Wednesday, April 24, 2013

Night-dark day





Night-
dark day,
dismal drizzle
crying gulls. One boat plows
through mist, hauls weighted
traps, throws star-
fish back.


Notes
This poem is a modified English form of a cinquain,  a form  of syllabic verse in which each line consists of a strict number of syllables (like Haiku, with its 5/7/5 formula).  Initially, in French, cinquains were poems built of five-line stanzas. In English, however, the cinquain developed a specific formula, so that the first and last lines consisted of two syllables, the second four, the third six, and the fourth eight. I added an extra first line here (making a sextain?) for sense and sound.

So foggy today that the day is both dark and blind. The sea star picture was taken on Hakai Beach in Central BC in full sun. We don't have such wildly brilliant starfish on the east coast.
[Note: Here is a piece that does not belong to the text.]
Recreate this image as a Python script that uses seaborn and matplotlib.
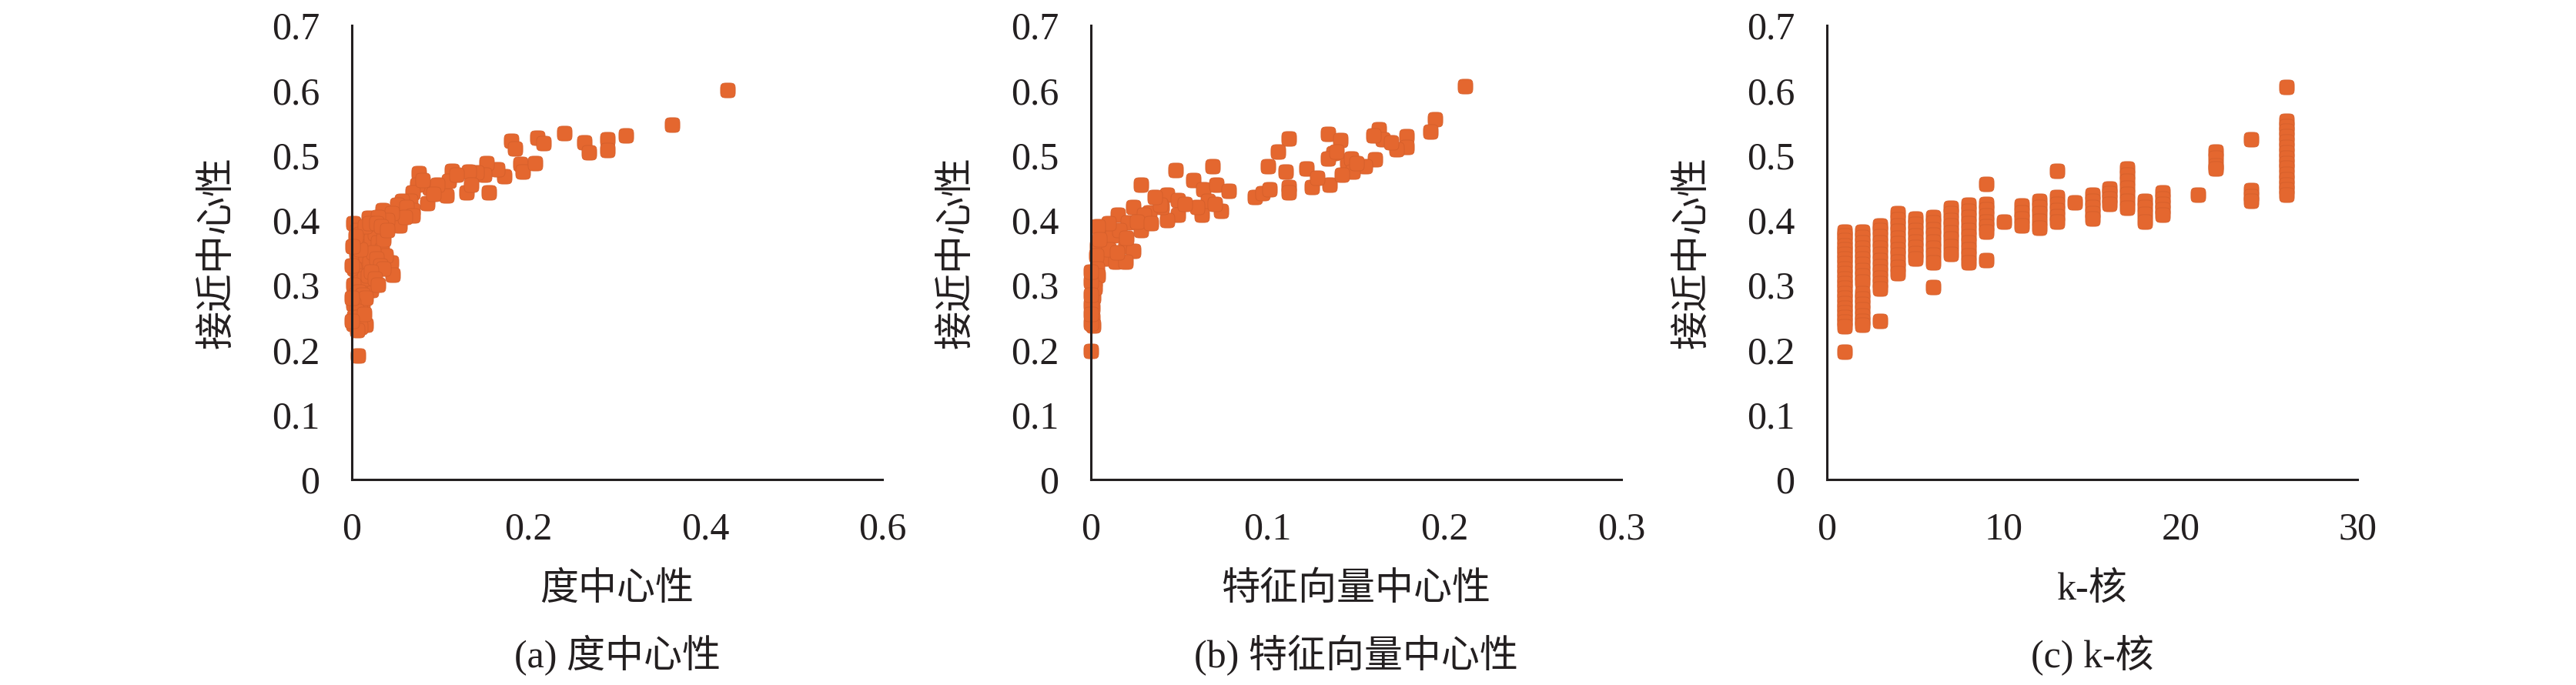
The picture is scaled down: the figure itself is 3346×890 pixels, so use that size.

But the five points make their point, and add desperately needed light to the day.

Tuesday, April 9, 2013

Suddenly Sparrows: A Report on Certain Signs Lately Observed in West Quoddy





9 April 2013

Suddenly sparrows and
constant singing.
They begin before sunrise.


Cluster of ducks at the point.
Geese root in dead grasses,
and the pheasants are silly.


Yesterday lobster boats launched,
traps mount on the dock:
steep wakes slop against shore.


Muddy boots and scent of earth,
rushing clatter of ditchwater,
still no frogs.       


Notes

Pictures were taken on the Eastern Shore of Nova Scotia near Gammon's Pond, in West Quoddy and in Marie Joseph.

Sunday, January 6, 2013

Red Boat Haiku


Thin skim of sea ice
and a red boat is still docked,
tethered to summer.


Notes
Poetry exercise. Take a picture. Then describe what you see, simply, in one short line. Make sure you place the kireji, the twist in the middle at line two; you are looking for a break in logic, the shift that alters a reader's mental picture. Complete the idea. 17 syllables: 5/7/5. Voila: Haiku.